-------- Records shown
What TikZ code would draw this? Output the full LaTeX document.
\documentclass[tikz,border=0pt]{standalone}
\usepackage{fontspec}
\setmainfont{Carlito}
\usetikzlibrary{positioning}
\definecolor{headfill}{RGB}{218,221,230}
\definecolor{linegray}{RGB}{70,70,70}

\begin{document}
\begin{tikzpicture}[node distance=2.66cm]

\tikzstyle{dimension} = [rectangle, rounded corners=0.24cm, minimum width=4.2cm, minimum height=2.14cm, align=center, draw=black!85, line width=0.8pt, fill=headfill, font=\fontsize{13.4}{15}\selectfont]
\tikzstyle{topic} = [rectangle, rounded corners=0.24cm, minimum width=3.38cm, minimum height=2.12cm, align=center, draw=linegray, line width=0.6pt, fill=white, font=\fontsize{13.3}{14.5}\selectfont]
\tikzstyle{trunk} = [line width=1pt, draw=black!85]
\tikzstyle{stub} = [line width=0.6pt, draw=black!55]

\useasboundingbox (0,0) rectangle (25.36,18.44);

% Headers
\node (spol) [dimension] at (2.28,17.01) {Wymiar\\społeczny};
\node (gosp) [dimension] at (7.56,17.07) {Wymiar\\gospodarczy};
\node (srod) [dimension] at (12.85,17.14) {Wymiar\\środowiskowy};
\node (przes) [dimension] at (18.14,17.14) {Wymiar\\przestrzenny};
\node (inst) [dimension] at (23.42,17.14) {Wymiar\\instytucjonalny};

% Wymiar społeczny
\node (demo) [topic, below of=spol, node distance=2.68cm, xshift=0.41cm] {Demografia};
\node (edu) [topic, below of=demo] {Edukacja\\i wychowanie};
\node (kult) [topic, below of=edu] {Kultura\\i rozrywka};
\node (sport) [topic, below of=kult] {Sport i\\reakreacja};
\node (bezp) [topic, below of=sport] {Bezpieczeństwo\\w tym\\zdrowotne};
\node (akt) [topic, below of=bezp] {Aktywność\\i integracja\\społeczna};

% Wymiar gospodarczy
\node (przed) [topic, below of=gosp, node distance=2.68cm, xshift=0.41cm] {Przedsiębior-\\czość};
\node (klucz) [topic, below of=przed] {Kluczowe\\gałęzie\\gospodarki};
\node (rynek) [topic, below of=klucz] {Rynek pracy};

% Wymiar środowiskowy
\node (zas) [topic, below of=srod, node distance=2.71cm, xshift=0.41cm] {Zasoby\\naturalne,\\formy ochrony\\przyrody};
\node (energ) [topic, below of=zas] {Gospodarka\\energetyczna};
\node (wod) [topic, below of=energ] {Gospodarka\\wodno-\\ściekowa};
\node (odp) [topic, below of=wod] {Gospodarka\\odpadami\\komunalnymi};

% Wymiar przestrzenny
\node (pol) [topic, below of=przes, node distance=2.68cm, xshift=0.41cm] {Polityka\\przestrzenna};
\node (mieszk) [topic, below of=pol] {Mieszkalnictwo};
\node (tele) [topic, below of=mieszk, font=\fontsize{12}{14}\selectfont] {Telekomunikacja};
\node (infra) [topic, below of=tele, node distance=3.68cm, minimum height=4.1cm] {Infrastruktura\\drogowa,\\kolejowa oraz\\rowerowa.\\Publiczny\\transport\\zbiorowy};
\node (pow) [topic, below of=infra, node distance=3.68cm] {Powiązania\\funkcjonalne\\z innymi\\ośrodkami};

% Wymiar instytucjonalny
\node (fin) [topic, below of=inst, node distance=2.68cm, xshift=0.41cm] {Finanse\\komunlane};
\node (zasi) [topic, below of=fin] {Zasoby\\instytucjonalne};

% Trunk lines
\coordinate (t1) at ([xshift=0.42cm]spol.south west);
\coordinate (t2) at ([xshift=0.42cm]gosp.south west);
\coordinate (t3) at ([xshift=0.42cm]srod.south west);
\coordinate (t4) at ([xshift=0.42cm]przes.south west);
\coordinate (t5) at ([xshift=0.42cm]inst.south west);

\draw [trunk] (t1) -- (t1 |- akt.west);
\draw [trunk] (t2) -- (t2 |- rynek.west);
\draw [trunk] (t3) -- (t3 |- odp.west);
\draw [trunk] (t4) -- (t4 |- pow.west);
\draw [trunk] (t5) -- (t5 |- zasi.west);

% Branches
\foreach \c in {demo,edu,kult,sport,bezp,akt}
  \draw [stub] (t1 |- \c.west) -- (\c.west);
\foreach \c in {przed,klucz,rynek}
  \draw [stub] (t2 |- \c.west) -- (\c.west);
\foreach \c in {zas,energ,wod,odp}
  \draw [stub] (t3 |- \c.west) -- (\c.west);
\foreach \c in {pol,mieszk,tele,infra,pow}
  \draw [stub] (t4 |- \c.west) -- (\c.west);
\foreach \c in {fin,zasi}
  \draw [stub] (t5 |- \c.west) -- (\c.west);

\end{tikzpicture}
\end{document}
----------------
-------- Records shown
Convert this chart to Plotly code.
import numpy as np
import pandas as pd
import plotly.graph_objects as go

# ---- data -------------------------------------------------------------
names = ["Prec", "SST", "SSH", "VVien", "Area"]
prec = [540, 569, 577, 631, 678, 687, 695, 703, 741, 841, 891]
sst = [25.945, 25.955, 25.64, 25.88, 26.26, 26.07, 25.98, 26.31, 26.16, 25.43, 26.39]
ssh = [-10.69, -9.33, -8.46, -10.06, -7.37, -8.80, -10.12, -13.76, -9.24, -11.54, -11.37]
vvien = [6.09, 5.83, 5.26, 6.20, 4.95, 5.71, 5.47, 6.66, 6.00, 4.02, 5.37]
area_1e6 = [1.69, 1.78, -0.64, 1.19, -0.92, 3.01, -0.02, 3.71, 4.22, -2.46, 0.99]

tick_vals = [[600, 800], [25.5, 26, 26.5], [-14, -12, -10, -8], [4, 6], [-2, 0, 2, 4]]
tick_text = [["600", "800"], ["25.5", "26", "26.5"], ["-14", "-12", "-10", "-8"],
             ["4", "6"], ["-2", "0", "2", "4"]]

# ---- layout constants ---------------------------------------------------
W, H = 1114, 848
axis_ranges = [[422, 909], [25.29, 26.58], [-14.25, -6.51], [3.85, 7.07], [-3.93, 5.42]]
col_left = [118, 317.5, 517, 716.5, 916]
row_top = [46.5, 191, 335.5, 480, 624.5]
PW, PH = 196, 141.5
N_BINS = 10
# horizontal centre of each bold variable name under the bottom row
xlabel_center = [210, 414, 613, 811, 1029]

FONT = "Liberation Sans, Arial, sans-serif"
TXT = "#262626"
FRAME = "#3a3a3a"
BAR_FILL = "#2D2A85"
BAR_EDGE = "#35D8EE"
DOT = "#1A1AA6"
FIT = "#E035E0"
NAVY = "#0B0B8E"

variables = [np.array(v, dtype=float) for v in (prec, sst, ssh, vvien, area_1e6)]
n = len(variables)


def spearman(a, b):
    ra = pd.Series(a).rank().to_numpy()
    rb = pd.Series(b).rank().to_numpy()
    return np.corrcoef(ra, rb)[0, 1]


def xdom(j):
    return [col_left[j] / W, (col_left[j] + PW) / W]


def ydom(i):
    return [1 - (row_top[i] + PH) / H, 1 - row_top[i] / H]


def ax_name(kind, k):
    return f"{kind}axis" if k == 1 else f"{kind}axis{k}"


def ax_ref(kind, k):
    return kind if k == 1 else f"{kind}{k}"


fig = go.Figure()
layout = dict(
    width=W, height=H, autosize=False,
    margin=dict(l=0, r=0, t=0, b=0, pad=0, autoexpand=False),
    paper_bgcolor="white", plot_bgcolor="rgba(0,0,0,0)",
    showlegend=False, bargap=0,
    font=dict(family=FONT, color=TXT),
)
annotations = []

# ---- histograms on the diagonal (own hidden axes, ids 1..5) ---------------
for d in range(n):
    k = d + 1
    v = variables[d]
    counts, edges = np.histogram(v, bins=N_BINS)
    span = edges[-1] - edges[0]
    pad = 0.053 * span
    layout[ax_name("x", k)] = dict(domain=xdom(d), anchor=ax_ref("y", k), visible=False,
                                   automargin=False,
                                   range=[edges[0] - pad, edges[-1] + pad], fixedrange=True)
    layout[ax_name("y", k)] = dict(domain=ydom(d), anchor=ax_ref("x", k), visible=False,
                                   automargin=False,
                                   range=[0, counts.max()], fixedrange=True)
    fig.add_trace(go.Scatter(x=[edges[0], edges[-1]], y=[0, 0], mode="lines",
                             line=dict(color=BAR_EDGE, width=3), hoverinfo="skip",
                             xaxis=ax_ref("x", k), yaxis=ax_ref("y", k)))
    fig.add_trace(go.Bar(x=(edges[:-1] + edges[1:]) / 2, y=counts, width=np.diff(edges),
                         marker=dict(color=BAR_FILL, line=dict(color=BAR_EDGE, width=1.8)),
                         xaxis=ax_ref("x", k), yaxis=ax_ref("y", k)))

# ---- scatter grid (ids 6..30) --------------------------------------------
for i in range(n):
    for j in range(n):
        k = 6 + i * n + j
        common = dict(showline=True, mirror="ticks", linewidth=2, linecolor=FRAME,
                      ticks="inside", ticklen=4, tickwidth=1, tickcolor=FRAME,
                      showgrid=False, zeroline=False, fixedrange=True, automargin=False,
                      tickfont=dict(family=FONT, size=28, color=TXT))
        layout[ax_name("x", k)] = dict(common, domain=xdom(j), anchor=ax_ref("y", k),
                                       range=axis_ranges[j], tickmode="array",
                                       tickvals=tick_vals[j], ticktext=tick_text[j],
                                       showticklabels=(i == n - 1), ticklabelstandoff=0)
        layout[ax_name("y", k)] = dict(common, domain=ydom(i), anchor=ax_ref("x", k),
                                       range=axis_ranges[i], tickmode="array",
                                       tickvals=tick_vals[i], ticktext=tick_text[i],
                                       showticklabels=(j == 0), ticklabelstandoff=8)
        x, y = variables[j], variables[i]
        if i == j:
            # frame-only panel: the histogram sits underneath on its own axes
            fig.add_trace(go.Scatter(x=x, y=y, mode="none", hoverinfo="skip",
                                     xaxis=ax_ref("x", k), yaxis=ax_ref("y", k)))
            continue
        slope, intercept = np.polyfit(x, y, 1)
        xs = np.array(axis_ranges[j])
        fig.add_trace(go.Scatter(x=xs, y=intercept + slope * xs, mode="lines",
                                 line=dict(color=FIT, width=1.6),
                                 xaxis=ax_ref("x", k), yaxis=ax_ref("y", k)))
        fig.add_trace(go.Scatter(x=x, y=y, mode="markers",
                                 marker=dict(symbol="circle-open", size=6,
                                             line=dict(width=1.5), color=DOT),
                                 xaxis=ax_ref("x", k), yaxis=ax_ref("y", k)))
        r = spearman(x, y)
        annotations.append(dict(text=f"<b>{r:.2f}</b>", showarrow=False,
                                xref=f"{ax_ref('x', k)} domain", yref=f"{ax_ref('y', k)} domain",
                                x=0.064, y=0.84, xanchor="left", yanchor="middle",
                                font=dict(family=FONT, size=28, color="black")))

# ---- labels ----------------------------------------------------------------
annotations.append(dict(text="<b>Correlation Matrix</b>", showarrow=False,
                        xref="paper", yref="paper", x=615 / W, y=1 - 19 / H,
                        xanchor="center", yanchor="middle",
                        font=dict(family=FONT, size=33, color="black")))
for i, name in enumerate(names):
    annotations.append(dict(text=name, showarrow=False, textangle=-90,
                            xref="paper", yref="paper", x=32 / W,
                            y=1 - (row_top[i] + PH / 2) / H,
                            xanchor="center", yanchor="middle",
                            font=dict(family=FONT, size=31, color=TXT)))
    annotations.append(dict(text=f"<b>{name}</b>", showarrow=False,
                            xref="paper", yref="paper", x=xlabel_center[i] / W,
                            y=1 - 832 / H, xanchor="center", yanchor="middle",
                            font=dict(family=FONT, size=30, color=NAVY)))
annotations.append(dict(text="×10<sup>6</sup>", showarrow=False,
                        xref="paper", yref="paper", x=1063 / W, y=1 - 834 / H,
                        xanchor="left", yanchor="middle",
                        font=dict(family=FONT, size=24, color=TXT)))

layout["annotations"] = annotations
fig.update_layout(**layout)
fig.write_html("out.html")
----------------
## Problem statement
Give again, word for word, the lines starting at the line that has "What TikZ code" and ending at the line that has "(inst) [dimension] at", with both of those lines included and nothing else.

## Complete output
What TikZ code would draw this? Output the full LaTeX document.
\documentclass[tikz,border=0pt]{standalone}
\usepackage{fontspec}
\setmainfont{Carlito}
\usetikzlibrary{positioning}
\definecolor{headfill}{RGB}{218,221,230}
\definecolor{linegray}{RGB}{70,70,70}

\begin{document}
\begin{tikzpicture}[node distance=2.66cm]

\tikzstyle{dimension} = [rectangle, rounded corners=0.24cm, minimum width=4.2cm, minimum height=2.14cm, align=center, draw=black!85, line width=0.8pt, fill=headfill, font=\fontsize{13.4}{15}\selectfont]
\tikzstyle{topic} = [rectangle, rounded corners=0.24cm, minimum width=3.38cm, minimum height=2.12cm, align=center, draw=linegray, line width=0.6pt, fill=white, font=\fontsize{13.3}{14.5}\selectfont]
\tikzstyle{trunk} = [line width=1pt, draw=black!85]
\tikzstyle{stub} = [line width=0.6pt, draw=black!55]

\useasboundingbox (0,0) rectangle (25.36,18.44);

% Headers
\node (spol) [dimension] at (2.28,17.01) {Wymiar\\społeczny};
\node (gosp) [dimension] at (7.56,17.07) {Wymiar\\gospodarczy};
\node (srod) [dimension] at (12.85,17.14) {Wymiar\\środowiskowy};
\node (przes) [dimension] at (18.14,17.14) {Wymiar\\przestrzenny};
\node (inst) [dimension] at (23.42,17.14) {Wymiar\\instytucjonalny};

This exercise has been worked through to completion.